Early shuttles took satellite equipment into space and carried out various scientific experiments. On January 28, 1986, NASA and the space shuttle program suffered a major setback when the Challenger exploded 74 seconds after takeoff and all seven people aboard were killed. That was a horrible day in shuttle history. After changing the things that caused the problem, the shuttle flew again beginning in September 1988, when Discovery went up successfully. Since then, the space shuttle has carried out numerous important missions, such as the repair and maintenance of the Hubble Space Telescope and the construction and manning of the International Space Station. A tragedy in space again rocked the nation on February 1, 2003, when Columbia, on its 28th mission, disintegrated during re-entry of the earth’s atmosphere. All seven astronauts aboard were killed. In the aftermath, the space-shuttle program was grounded until Discovery returned to space in July 2005, amid concerns that the problems that had downed Columbia had not yet been fully solved. On July 21, 2011, Space Shuttle Atlantis touched down for the final time, at the end of STS-135, with the official retirement of NASA’s Space Shuttle fleet taking place from March to July 2011.
After a horrific accident such as Space Shuttle Challenger’s explosion 73 seconds after liftoff on January 28, 1986, taking with it seven astronauts, it is only prudent for NASA to have stopped all future flights until they knew the cause and had a fix in place. The Space Shuttle program was really NASA’s greatest achievement, and Challenger was its second shuttle into space. Challenger had a great record, having been sent into space nine times…before disaster struck on the tenth trip.

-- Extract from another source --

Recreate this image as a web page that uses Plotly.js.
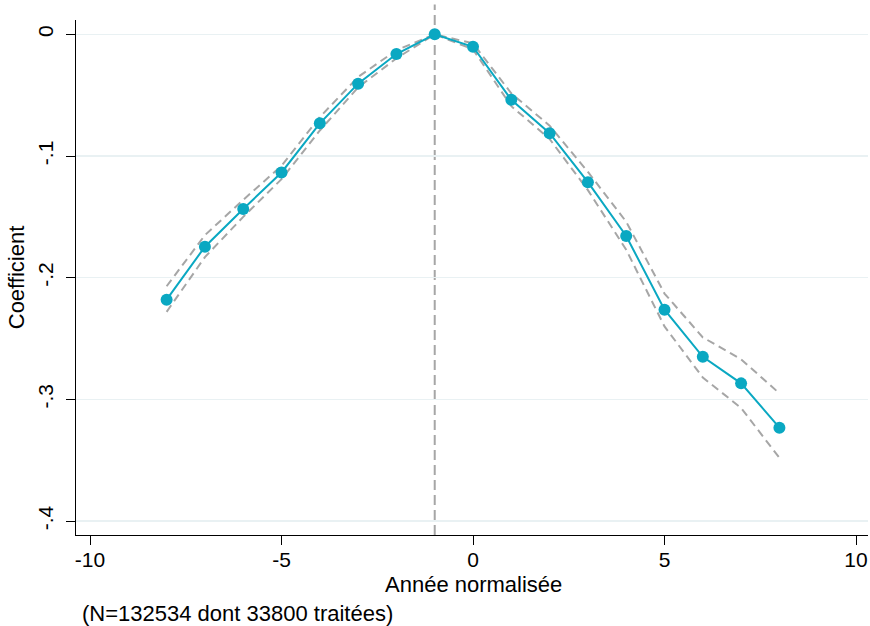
<!DOCTYPE html>
<html>
<head>
<meta charset="utf-8">
<script src="https://cdn.plot.ly/plotly-3.0.1.min.js"></script>
<style>html,body{margin:0;padding:0;background:#fff;}#chart{width:870px;height:626px;}</style>
</head>
<body>
<div id="chart"></div>
<script>
const years = [-8,-7,-6,-5,-4,-3,-2,-1,0,1,2,3,4,5,6,7,8];
const coef  = [-0.218,-0.1745,-0.1435,-0.1135,-0.0731,-0.0405,-0.0162,0,-0.0102,-0.0538,-0.0812,-0.1215,-0.1657,-0.2263,-0.265,-0.2868,-0.3232];
const upper = [-0.207,-0.165,-0.136,-0.108,-0.068,-0.035,-0.013,0,-0.0074,-0.0485,-0.075,-0.113,-0.154,-0.213,-0.249,-0.267,-0.295];
const lower = [-0.228,-0.183,-0.150,-0.119,-0.079,-0.0436,-0.0197,0,-0.0123,-0.059,-0.086,-0.128,-0.177,-0.240,-0.282,-0.307,-0.348];
const xTickVals = [-10,-5,0,5,10];
const xTickText = ['-10','-5','0','5','10'];
const yTickVals = [0,-0.1,-0.2,-0.3,-0.4];
const yTickText = ['0','-.1','-.2','-.3','-.4'];
const refYear = -1;
const xTitle = 'Année normalisée';
const yTitle = 'Coefficient';
const noteText = '(N=132534 dont 33800 traitées)';

const FONT = 'Liberation Sans, Arial, sans-serif';
const FS = 22;
const TFS = 21;
const ciStyle = {color:'#a6a6a6', width:2, dash:'8px,5px'};

const traces = [
  {x:years, y:upper, mode:'lines', line:ciStyle, hoverinfo:'skip', showlegend:false},
  {x:years, y:lower, mode:'lines', line:ciStyle, hoverinfo:'skip', showlegend:false},
  {x:years, y:coef, mode:'lines+markers', line:{color:'#0aa8c2', width:2},
   marker:{color:'#0aa8c2', size:12}, showlegend:false}
];

const layout = {
  width:870, height:626,
  margin:{l:76, r:2, t:20, b:91},
  paper_bgcolor:'#ffffff', plot_bgcolor:'#ffffff',
  font:{family:FONT, size:FS, color:'#000'},
  xaxis:{
    range:[-10.366, 10.313], tickvals:xTickVals, ticktext:xTickText, ticks:'outside', ticklen:9, tickwidth:1,
    tickcolor:'#000', showline:true, linecolor:'#000', linewidth:1, showgrid:false, zeroline:false,
    ticklabelstandoff:-3,
    tickfont:{size:TFS}
  },
  yaxis:{
    range:[-0.4114, 0.0118], tickvals:yTickVals, ticktext:yTickText, tickangle:-90,
    ticks:'outside', ticklen:9, tickwidth:1, tickcolor:'#000', showline:true, linecolor:'#000',
    linewidth:1, showgrid:true, gridcolor:'#e9f1f3', gridwidth:1.5, zeroline:false,
    ticklabelstandoff:5,
    title:{text:yTitle, font:{size:FS}, standoff:2},
    tickfont:{size:TFS}
  },
  shapes:[{type:'line', xref:'x', yref:'paper', x0:refYear, x1:refYear, y0:0, y1:1.03,
           line:{color:'#a6a6a6', width:2, dash:'10px,5px'}, layer:'below'}],
  annotations:[
    {text:xTitle, xref:'paper', yref:'paper', x:(474-76)/792, y:-0.096,
     xanchor:'center', yanchor:'middle', showarrow:false, font:{size:FS}},
    {text:noteText, xref:'paper', yref:'paper', x:0.005, y:-0.152,
     xanchor:'left', yanchor:'middle', showarrow:false, font:{size:FS}}
  ]
};

Plotly.newPlot('chart', traces, layout, {displayModeBar:false, staticPlot:true});
</script>
</body>
</html>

The Space Shuttle Challenger was first intended to be a test vehicle, Construction began in November of 1975. It was sent for testing on April 2, 1978, and after eleven months of vibration testing they decided to make it an actual vehicle. The first shuttle to be built into an actual workable unit was the Columbia, which ended up breaking up on February 1, 2003, to become the second time NASA lost lives in flight.
After Challenger blew up shortly after liftoff, NASA had to see what went wrong, and the space program was on hold for two years and eight months. Finally, after it was determined that an O-Ring failed due to weather that was too cold, a different NASA emerged. No longer would there be a rush to launch. Conditions would be right, or the launch would be scrubbed. It had to be that way. And yet we, as a nation, knew that America belonged in space. This was more that just a whim, but was rather an important contribution in many areas. The scientists who went into space performed experiments that led to many things we use today. Not to mention all of the information we have learned about our own little part of the universe. It was time to put America back in space.

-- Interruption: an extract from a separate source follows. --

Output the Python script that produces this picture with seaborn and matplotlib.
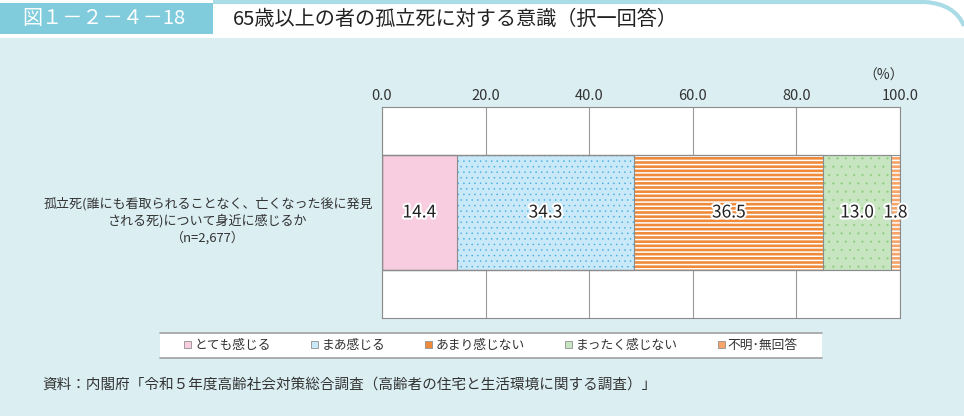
import numpy as np
import matplotlib
matplotlib.use('Agg')
import matplotlib.pyplot as plt
import matplotlib.patheffects as pe
from matplotlib.patches import Rectangle, Patch, PathPatch
from matplotlib.path import Path
import seaborn as sns

# --- data ---
question = ['孤立死(誰にも看取られることなく、亡くなった後に発見\nされる死)について身近に感じるか\n（n=2,677）']
answers = ['とても感じる', 'まあ感じる', 'あまり感じない', 'まったく感じない', '不明･無回答']
values = [14.4, 34.3, 36.5, 13.0, 1.8]
ticks = [0, 20, 40, 60, 80, 100]

# --- styles ---
face_colors = ['#f8cde0', '#c9e8f8', '#ef8a3a', '#c6e5c0', '#f6a468']
hatches = [None, '...', '----', '..', '----']
hatch_colors = [None, '#3aaae0', '#ffffff', '#8fcc7e', '#ffffff']
hatch_widths = [None, 0.3, 1.1, 0.3, 1.1]
bg = '#dbeef2'
edge_gray = '#8c8c8c'

sns.set_style('white')
plt.rcParams['font.family'] = ['Noto Sans CJK JP', 'DejaVu Sans']
plt.rcParams['hatch.linewidth'] = 1.1

fig = plt.figure(figsize=(9.64, 4.16), dpi=100, facecolor=bg)
W, H = 964, 416

# header band
fig.patches.append(Rectangle((0, 1 - 38 / H), 1, 38 / H, transform=fig.transFigure,
                             facecolor='white', edgecolor='none', zorder=0))
fig.patches.append(Rectangle((0, 1 - 34 / H), 213 / W, 31 / H, transform=fig.transFigure,
                             facecolor='#80cbdc', edgecolor='none', zorder=1))
arc = Path([(213 / W, 1 - 2 / H), (925 / W, 1 - 2 / H), (955 / W, 1 - 4 / H), (964 / W, 1 - 26 / H)],
           [Path.MOVETO, Path.LINETO, Path.CURVE3, Path.CURVE3])
fig.patches.append(PathPatch(arc, transform=fig.transFigure, facecolor='none',
                             edgecolor='#a9dce7', linewidth=3, zorder=1))
fig.text(22 / W, 1 - 19 / H, '図１－２－４－18', color='white', fontsize=14.5,
         va='center', ha='left')
fig.text(233 / W, 1 - 19 / H, '65歳以上の者の孤立死に対する意識（択一回答）', color='#222222',
         fontsize=14.5, va='center', ha='left')

# plot area
ax = fig.add_axes([382 / W, 1 - 318 / H, 518 / W, 211 / H])
ax.set_facecolor('white')

cum = np.cumsum(values)
for i in reversed(range(len(values))):
    sns.barplot(x=[cum[i]], y=question, orient='h', color=face_colors[i],
                saturation=1, width=0.545, ax=ax)
    p = ax.patches[-1]
    if hatches[i]:
        p.set_hatch(hatches[i])
        p.set_edgecolor(hatch_colors[i])
        if hasattr(p, 'set_hatch_linewidth'):
            p.set_hatch_linewidth(hatch_widths[i])
    p.set_linewidth(0)

for i in range(len(values)):
    sns.barplot(x=[cum[i]], y=question, orient='h', color=edge_gray, fill=False,
                linewidth=0.8, width=0.545, ax=ax)

left = cum - np.array(values)
for v, l in zip(values, left):
    ax.text(l + v / 2, 0, f'{v:.1f}', ha='center', va='center', fontsize=12.5,
            color='#222222',
            path_effects=[pe.withStroke(linewidth=3, foreground='white')])

ax.set_xlim(0, 100)
ax.set_xticks(ticks)
ax.set_xticklabels([f'{t:.1f}' for t in ticks], fontsize=10.5, color='#333333')
ax.xaxis.tick_top()
ax.tick_params(axis='x', length=0, pad=3)
ax.set_yticks([])
ax.set_xlabel('')
ax.set_ylabel('')
ax.grid(axis='x', color='#9a9a9a', linewidth=0.8)
ax.set_axisbelow(True)
for s in ax.spines.values():
    s.set_color(edge_gray)
    s.set_linewidth(0.8)
ax.text(1.007, 1.15, '（%）', transform=ax.transAxes, ha='right', va='center',
        fontsize=10, color='#333333')

# category label
fig.text(208 / W, 1 - 221 / H, question[0], ha='center', va='center', fontsize=9.4,
         color='#333333', multialignment='center', linespacing=1.3)

# legend
fig.patches.append(Rectangle((160 / W, 1 - 358 / H), 662 / W, 25 / H, transform=fig.transFigure,
                             facecolor='white', edgecolor='none', zorder=0))
for yy in (333, 358):
    fig.add_artist(plt.Line2D([160 / W, 822 / W], [1 - yy / H] * 2, color='#a0a0a0',
                              linewidth=1.2, transform=fig.transFigure))
handles = [Patch(facecolor=c, edgecolor='#909090', linewidth=0.6) for c in face_colors]
fig.legend(handles, answers, loc='center', bbox_to_anchor=(491 / W, 1 - 345.5 / H),
           ncol=5, frameon=False, fontsize=9.2, handlelength=0.55, handleheight=0.55,
           handletextpad=0.25, columnspacing=3.15, labelcolor='#333333')

fig.text(42 / W, 1 - 385 / H,
         '資料：内閣府「令和５年度高齢社会対策総合調査（高齢者の住宅と生活環境に関する調査）」',
         ha='left', va='center', fontsize=10.5, color='#333333')

fig.savefig('out.png', dpi=100, facecolor=bg)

So, on this day, September 29, 1988, NASA launched STS-26. It was the return to flight mission, and it was a success. The mission lasted four days, one hour, and eleven seconds, and traveled 1,680,000 miles, making 64 orbits around the Earth. The Shuttle that made the return to flight mission was the Discovery. On board were Frederick H Hauck, Richard O Covey, John M Lounge, Davis C Hilmers, and George D Nelson. I’m sure there were moments of anxiety, especially at the moment when the command to Go with Throttle Up, the very command that led to the explosion of the Challenger, was given. Nevertheless, these men went, and made it through that anxious moment, to have a successful mission. It was the first mission since STS-9 to use the original STS numbering system, the first to have all its crew members wear pressure suits for launch and landing since STS-4, and the first mission with bailout capacity since STS-4. STS-26 was also the first all-veteran crew mission since Apollo 11, with all of its crew members having flown at least one prior mission. I’m sure there were specific reason for each of those things, but my guess is that it was mainly to have all the best possible precautions in place.

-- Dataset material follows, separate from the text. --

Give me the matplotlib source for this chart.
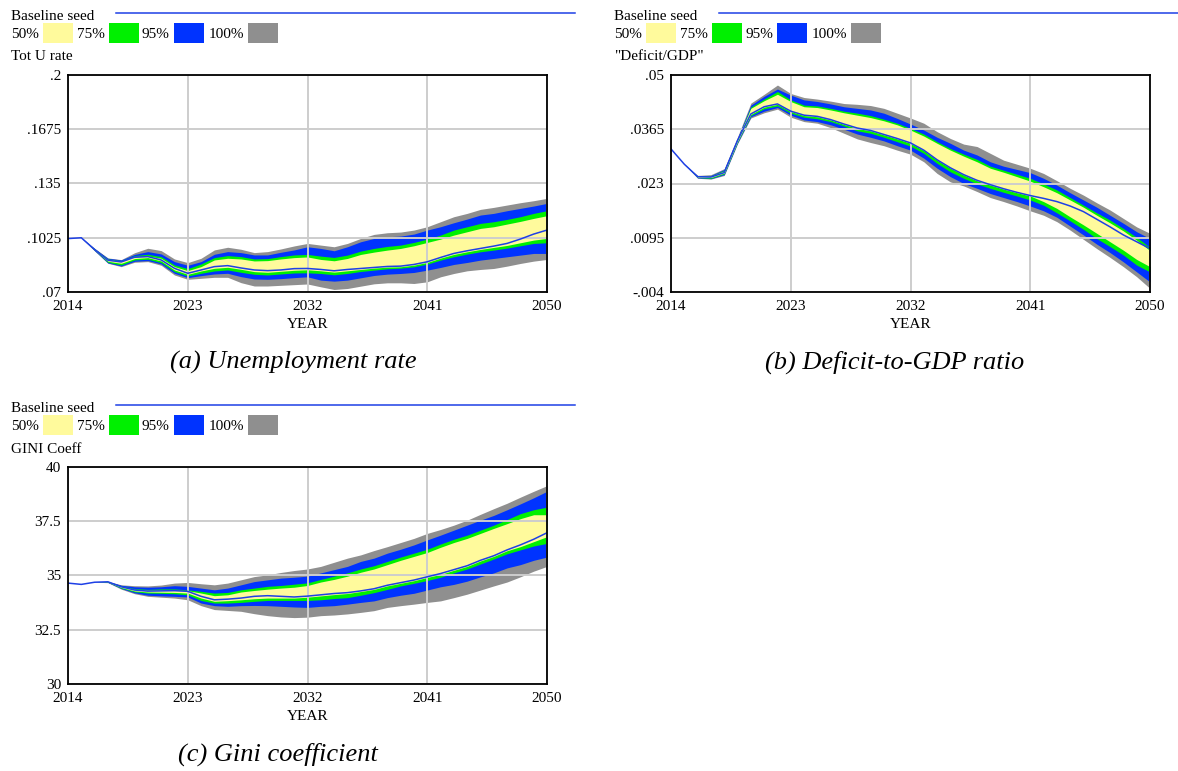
import matplotlib
matplotlib.use("Agg")
import matplotlib.pyplot as plt
from matplotlib.patches import Rectangle
from matplotlib.lines import Line2D
import numpy as np

years = list(range(2014, 2051))

# ---------------- Panel (a): Tot U rate ----------------
u_gray_hi = [.1020,.1025,.0962,.0904,.0894,.0935,.0962,.0948,.0898,.0876,
             .0902,.0952,.0968,.0956,.0936,.0942,.0958,.0976,.0991,
             .0981,.0971,.0991,.1021,.1045,.1055,.1059,.1071,.1091,
             .1121,.1151,.1171,.1195,.1207,.1221,.1235,.1247,.1261]
u_blue_hi = [.1020,.1025,.0960,.0902,.0892,.0925,.0942,.0928,.0882,.0860,
             .0882,.0926,.0942,.0936,.0922,.0922,.0938,.0952,.0971,
             .0961,.0947,.0971,.1001,.1021,.1031,.1035,.1047,.1071,
             .1091,.1115,.1137,.1161,.1171,.1187,.1201,.1215,.1231]
u_green_hi = [.1020,.1025,.0958,.0898,.0888,.0918,.0926,.0912,.0862,.0840,
              .0868,.0906,.0918,.0912,.0898,.0900,.0912,.0922,.0925,
              .0915,.0907,.0921,.0945,.0961,.0973,.0981,.0997,.1017,
              .1041,.1071,.1091,.1111,.1121,.1135,.1151,.1171,.1187]
u_yel_hi = [.1020,.1025,.0956,.0894,.0884,.0912,.0916,.0902,.0852,.0828,
            .0852,.0892,.0902,.0898,.0886,.0888,.0898,.0906,.0910,
            .0895,.0887,.0901,.0925,.0939,.0951,.0961,.0977,.0997,
            .1017,.1041,.1061,.1081,.1091,.1107,.1123,.1141,.1157]
u_base = [.1020,.1025,.0954,.0890,.0880,.0908,.0912,.0892,.0842,.0812,
          .0832,.0852,.0858,.0844,.0832,.0828,.0832,.0840,.0841,
          .0835,.0827,.0835,.0841,.0847,.0853,.0855,.0865,.0881,
          .0907,.0931,.0947,.0961,.0975,.0991,.1017,.1047,.1071]
u_yel_lo = [.1020,.1025,.0952,.0884,.0872,.0900,.0906,.0886,.0832,.0806,
            .0826,.0842,.0848,.0836,.0822,.0818,.0824,.0830,.0833,
            .0827,.0819,.0827,.0835,.0843,.0849,.0851,.0861,.0877,
            .0903,.0925,.0941,.0955,.0967,.0979,.0995,.1011,.1021]
u_green_lo = [.1020,.1025,.0950,.0878,.0862,.0892,.0896,.0876,.0822,.0796,
              .0812,.0826,.0832,.0818,.0806,.0802,.0808,.0814,.0815,
              .0811,.0803,.0811,.0823,.0831,.0839,.0843,.0851,.0867,
              .0891,.0911,.0927,.0941,.0951,.0963,.0977,.0991,.0995]
u_blue_lo = [.1020,.1025,.0948,.0874,.0856,.0884,.0888,.0868,.0812,.0786,
             .0798,.0808,.0812,.0792,.0778,.0776,.0780,.0786,.0791,
             .0771,.0765,.0771,.0785,.0799,.0807,.0811,.0817,.0831,
             .0847,.0865,.0877,.0891,.0901,.0911,.0921,.0931,.0931]
u_gray_lo = [.1020,.1025,.0946,.0872,.0852,.0878,.0882,.0860,.0802,.0776,
             .0782,.0788,.0788,.0756,.0736,.0736,.0740,.0744,.0748,
             .0731,.0715,.0721,.0735,.0749,.0755,.0755,.0751,.0761,
             .0791,.0811,.0827,.0835,.0841,.0855,.0871,.0885,.0895]
u_yticks = [.07, .1025, .135, .1675, .2]
u_ylabels = [".07", ".1025", ".135", ".1675", ".2"]

# ---------------- Panel (b): Deficit/GDP ----------------
d_gray_hi = [.0316,.0278,.0250,.0252,.0267,.0346,.0430,.0452,.0475,.0454,
             .0444,.0440,.0435,.0429,.0427,.0424,.0417,.0405,.0393,
             .0380,.0359,.0342,.0328,.0322,.0305,.0288,.0278,.0268,
             .0255,.0237,.0218,.0201,.0182,.0164,.0143,.0122,.0106]
d_blue_hi = [.0316,.0278,.0249,.0250,.0265,.0343,.0425,.0447,.0465,.0450,
             .0438,.0434,.0428,.0421,.0417,.0413,.0405,.0392,.0378,
             .0363,.0345,.0330,.0313,.0301,.0284,.0273,.0265,.0257,
             .0243,.0226,.0207,.0189,.0171,.0151,.0131,.0110,.0093]
d_green_hi = [.0316,.0278,.0248,.0249,.0263,.0341,.0420,.0440,.0459,.0438,
              .0425,.0423,.0417,.0410,.0405,.0399,.0390,.0380,.0367,
              .0353,.0334,.0317,.0303,.0290,.0273,.0263,.0253,.0243,
              .0229,.0214,.0195,.0176,.0157,.0139,.0118,.0096,.0071]
d_yel_hi = [.0316,.0278,.0248,.0248,.0261,.0340,.0417,.0436,.0452,.0434,
            .0421,.0419,.0413,.0406,.0400,.0394,.0386,.0376,.0363,
            .0348,.0330,.0313,.0298,.0284,.0268,.0258,.0247,.0236,
            .0222,.0207,.0189,.0171,.0151,.0132,.0112,.0089,.0063]
d_base = [.0316,.0278,.0247,.0246,.0257,.0337,.0403,.0421,.0428,.0410,
          .0400,.0397,.0389,.0378,.0368,.0362,.0352,.0342,.0331,
          .0313,.0289,.0269,.0252,.0238,.0227,.0217,.0208,.0200,
          .0193,.0185,.0174,.0160,.0141,.0122,.0102,.0085,.0068]
d_yel_lo = [.0316,.0278,.0246,.0245,.0256,.0335,.0402,.0420,.0427,.0409,
            .0399,.0396,.0388,.0377,.0367,.0361,.0351,.0341,.0330,
            .0312,.0288,.0268,.0251,.0237,.0226,.0216,.0207,.0199,
            .0185,.0168,.0147,.0127,.0106,.0085,.0064,.0041,.0023]
d_green_lo = [.0316,.0278,.0245,.0243,.0254,.0333,.0399,.0416,.0423,.0405,
              .0395,.0391,.0384,.0373,.0361,.0355,.0345,.0334,.0323,
              .0305,.0280,.0259,.0243,.0229,.0218,.0208,.0199,.0189,
              .0176,.0157,.0137,.0116,.0093,.0073,.0052,.0027,.0010]
d_blue_lo = [.0316,.0278,.0244,.0242,.0252,.0331,.0396,.0410,.0419,.0400,
             .0388,.0384,.0376,.0365,.0353,.0345,.0336,.0324,.0313,
             .0293,.0268,.0247,.0230,.0218,.0205,.0195,.0185,.0174,
             .0162,.0146,.0124,.0102,.0079,.0058,.0035,.0010,-.0015]
d_gray_lo = [.0316,.0278,.0243,.0241,.0250,.0329,.0393,.0406,.0415,.0395,
             .0384,.0380,.0369,.0355,.0341,.0332,.0324,.0313,.0303,
             .0284,.0255,.0234,.0224,.0210,.0195,.0185,.0174,.0162,
             .0151,.0135,.0114,.0091,.0068,.0046,.0023,-.0002,-.0031]
d_yticks = [-.004, .0095, .023, .0365, .05]
d_ylabels = ["-.004", ".0095", ".023", ".0365", ".05"]

# ---------------- Panel (c): GINI Coeff ----------------
g_gray_hi = [34.65,34.59,34.69,34.73,34.57,34.53,34.52,34.56,34.65,34.68,
             34.62,34.57,34.65,34.80,34.95,35.03,35.14,35.23,35.30,
             35.42,35.61,35.80,35.95,36.15,36.33,36.52,36.71,36.94,
             37.12,37.32,37.55,37.82,38.08,38.33,38.61,38.88,39.14]
g_blue_hi = [34.65,34.59,34.69,34.72,34.55,34.48,34.46,34.48,34.53,34.50,
             34.42,34.34,34.42,34.57,34.72,34.80,34.88,34.92,34.97,
             35.12,35.27,35.42,35.65,35.80,36.03,36.21,36.41,36.64,
             36.86,37.09,37.32,37.55,37.77,38.03,38.30,38.58,38.88]
g_green_hi = [34.65,34.59,34.69,34.72,34.52,34.40,34.36,34.38,34.38,34.34,
              34.27,34.19,34.22,34.34,34.42,34.50,34.54,34.60,34.66,
              34.82,34.97,35.12,35.30,35.45,35.65,35.85,36.03,36.21,
              36.45,36.67,36.86,37.09,37.32,37.58,37.85,38.03,38.15]
g_yel_hi = [34.65,34.59,34.69,34.71,34.50,34.36,34.32,34.33,34.32,34.30,
            34.19,34.07,34.11,34.24,34.31,34.37,34.42,34.46,34.54,
            34.70,34.82,34.97,35.15,35.30,35.50,35.70,35.88,36.06,
            36.30,36.52,36.71,36.94,37.17,37.39,37.62,37.80,37.80]
g_base = [34.65,34.59,34.69,34.71,34.48,34.33,34.28,34.29,34.30,34.27,
          34.04,33.88,33.91,33.96,34.04,34.07,34.04,34.01,34.05,
          34.11,34.17,34.21,34.29,34.39,34.55,34.67,34.79,34.94,
          35.09,35.27,35.45,35.70,35.91,36.18,36.41,36.67,36.97]
g_yel_lo = [34.65,34.59,34.69,34.70,34.45,34.29,34.24,34.23,34.22,34.19,
            33.96,33.81,33.84,33.88,33.93,33.96,33.96,33.96,34.00,
            34.06,34.12,34.17,34.26,34.36,34.52,34.64,34.76,34.91,
            35.05,35.24,35.42,35.67,35.88,36.14,36.33,36.56,36.79]
g_green_lo = [34.65,34.59,34.69,34.69,34.42,34.25,34.19,34.18,34.16,34.11,
              33.85,33.73,33.73,33.76,33.81,33.85,33.85,33.85,33.85,
              33.88,33.94,33.98,34.09,34.21,34.36,34.52,34.64,34.77,
              34.92,35.12,35.30,35.53,35.76,36.00,36.18,36.36,36.48]
g_blue_lo = [34.65,34.59,34.69,34.68,34.40,34.20,34.09,34.06,34.04,34.01,
             33.73,33.61,33.58,33.61,33.62,33.61,33.58,33.55,33.53,
             33.58,33.61,33.68,33.76,33.83,33.98,34.09,34.18,34.33,
             34.48,34.59,34.74,34.94,35.12,35.35,35.50,35.70,35.85]
g_gray_lo = [34.65,34.59,34.69,34.67,34.37,34.16,34.04,34.00,33.96,33.88,
             33.61,33.43,33.39,33.35,33.24,33.15,33.09,33.06,33.08,
             33.15,33.18,33.23,33.30,33.38,33.53,33.61,33.68,33.76,
             33.83,33.98,34.14,34.33,34.52,34.70,34.94,35.20,35.42]
g_yticks = [30, 32.5, 35, 37.5, 40]
g_ylabels = ["30", "32.5", "35", "37.5", "40"]

xticks = [2014, 2023, 2032, 2041, 2050]
legend_labels = ["50%", "75%", "95%", "100%"]

YEL = "#FFFA9C"
GRN = "#00F000"
BLU = "#0033FF"
GRY = "#8F8F8F"
LINEC = "#1E40E6"
FONT = "Liberation Serif"

W, H = 1178, 771
fig = plt.figure(figsize=(W / 100, H / 100), dpi=100)
fig.patch.set_facecolor("white")


def fx(x):
    return x / W


def fy(y):
    return 1 - y / H


def panel(x0, y0, bands, base, yticks, ylabels, title, caption, cap_x, cap_y, line_end):
    left, right = x0 + 68, x0 + 547
    top, bottom = y0 + 75, y0 + 292
    ax = fig.add_axes([fx(left), fy(bottom), (right - left) / W, (bottom - top) / H])
    cols = [GRY, BLU, GRN, YEL]
    for (lo, hi), c in zip(bands, cols):
        ax.fill_between(years, lo, hi, color=c, linewidth=0, zorder=1)
    ax.plot(years, base, color=LINEC, lw=1.1, zorder=3)
    ax.set_xlim(2014, 2050)
    ax.set_ylim(yticks[0], yticks[-1])
    ax.set_xticks(xticks)
    ax.set_xticklabels([str(t) for t in xticks], fontfamily=FONT, fontsize=11)
    ax.set_yticks(yticks)
    ax.set_yticklabels(ylabels, fontfamily=FONT, fontsize=11)
    ax.tick_params(axis="y", length=0, pad=5)
    ax.tick_params(axis="x", length=0, pad=6)
    ax.grid(True, color="#CDCDCD", lw=1.4)
    ax.set_axisbelow(False)
    for s in ax.spines.values():
        s.set_color("black")
        s.set_linewidth(1.3)
        s.set_zorder(4)
    fig.text(fx((left + right) / 2), fy(y0 + 324), "YEAR", ha="center", va="center",
             fontfamily=FONT, fontsize=11)
    lx = x0 + 11
    fig.text(fx(lx), fy(y0 + 16), "Baseline seed", ha="left", va="center",
             fontfamily=FONT, fontsize=11)
    fig.add_artist(Line2D([fx(x0 + 116), fx(line_end)], [fy(y0 + 13), fy(y0 + 13)],
                          color=LINEC, lw=1.1, transform=fig.transFigure))
    text_x = [11, 77, 142, 209]
    sw_x = [43, 109, 174, 248]
    sw_cols = [YEL, GRN, BLU, GRY]
    for lab, tx, sx, c in zip(legend_labels, text_x, sw_x, sw_cols):
        fig.text(fx(x0 + tx), fy(y0 + 34), lab, ha="left", va="center",
                 fontfamily=FONT, fontsize=11)
        fig.add_artist(Rectangle((fx(x0 + sx), fy(y0 + 43)), 30 / W, 20 / H,
                                 facecolor=c, edgecolor="none", transform=fig.transFigure))
    fig.text(fx(lx), fy(y0 + 57), title, ha="left", va="center",
             fontfamily=FONT, fontsize=11)
    fig.text(fx(cap_x), fy(cap_y), caption, ha="center", va="center",
             fontfamily=FONT, fontstyle="italic", fontsize=19)
    return ax


panel(0, 0,
      [(u_gray_lo, u_gray_hi), (u_blue_lo, u_blue_hi), (u_green_lo, u_green_hi), (u_yel_lo, u_yel_hi)],
      u_base, u_yticks, u_ylabels, "Tot U rate", "(a) Unemployment rate", 293, 362, 575)

panel(603, 0,
      [(d_gray_lo, d_gray_hi), (d_blue_lo, d_blue_hi), (d_green_lo, d_green_hi), (d_yel_lo, d_yel_hi)],
      d_base, d_yticks, d_ylabels, '"Deficit/GDP"', "(b) Deficit-to-GDP ratio", 895, 362, 1178)

panel(0, 392,
      [(g_gray_lo, g_gray_hi), (g_blue_lo, g_blue_hi), (g_green_lo, g_green_hi), (g_yel_lo, g_yel_hi)],
      g_base, g_yticks, g_ylabels, "GINI Coeff", "(c) Gini coefficient", 278, 754, 575)

fig.savefig("out.png", dpi=100)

Besides conducting the mission’s various experiments, crew members practiced suiting up in new partial-pressure “launch-and-entry” flight suits, and also practiced the unstowing and attaching of the new crew escape system. On 2 October, the day before the mission ended, the five man crew paid tribute to the seven crew members lost in the Challenger disaster. Discovery landed on Runway 17 at Edwards Air Force Base, California, at 12:37 pm EDT on 3 October 1988, after a mission duration of four days, one hour and eleven seconds. Capsule Communicator Blaine Hammond Jr welcomed the crew, saying it was “a great ending to a new beginning.”